Naturel. — Que votre vie d’homme chrétien, de femme chrétienne — votre sel et votre lumière — s’écoule spontanément, sans extravagance ni niaiserie : ayez toujours en vous notre esprit de simplicité.

« Ma vie se heurtant à un milieu paganisé ou païen, mon naturel ne va-t-il pas sembler factice ? » me demandes-tu.

— Je te réponds : il y aura choc, sans doute, entre ta vie et ce milieu ; et ce contraste, où ta foi se confirmera par les œuvres, est précisément le naturel que je te demande.

Ne t’inquiète pas s’ils disent que tu as l’esprit de corps. Que veulent-ils ? Un instrument friable qui se brise à peine l’a-t-on saisi ?

Sur cette Histoire de Jésus que je t’ai offerte, j’ai écrit en dédicace : « Cherche le Christ, trouve le Christ, aime le Christ. »

— Ce sont trois étapes très distinctes. As-tu essayé, au moins, de vivre la première ?

Si tu es le chef et qu’ils te voient fléchir…, il n’est pas étonnant que l’obéissance soit ébranlée.

Confusionnisme. — J’ai appris que la rectitude de ton jugement vacillait. Et pour me faire comprendre, je t’ai écrit : le diable est très laid, et, comme il est malin, il ne s’expose pas à ce que nous voyions ses cornes. Il ne se présente pas de face.

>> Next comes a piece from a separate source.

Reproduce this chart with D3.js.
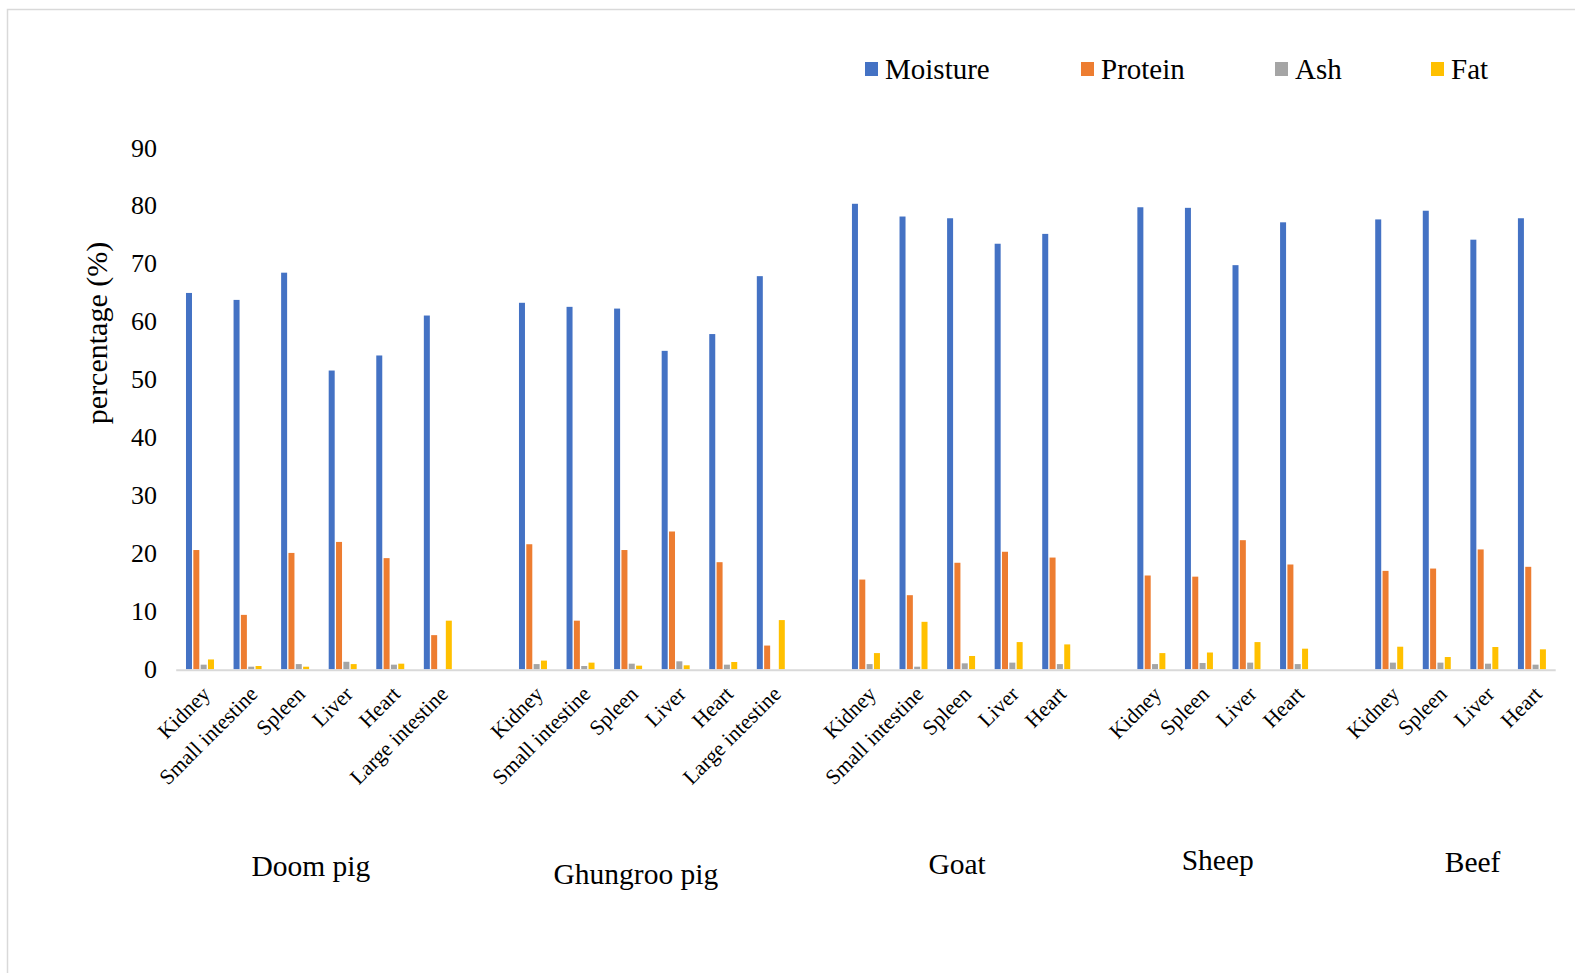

— C’est pourquoi il est si souvent travesti de noblesse, voire de spiritualité.

Le Seigneur dit : « Je vous donne un commandement nouveau : aimez-vous les uns les autres. C’est à ce signe que l’on connaîtra que vous êtes mes disciples. »

— Et saint Paul : « Portez les fardeaux les uns des autres et accomplissez ainsi la loi du Christ. »

— Moi, je ne te dis rien.

N’oublie pas, mon enfant, que pour toi, sur terre, il n’est qu’un mal à craindre et à éviter par la grâce divine : le péché.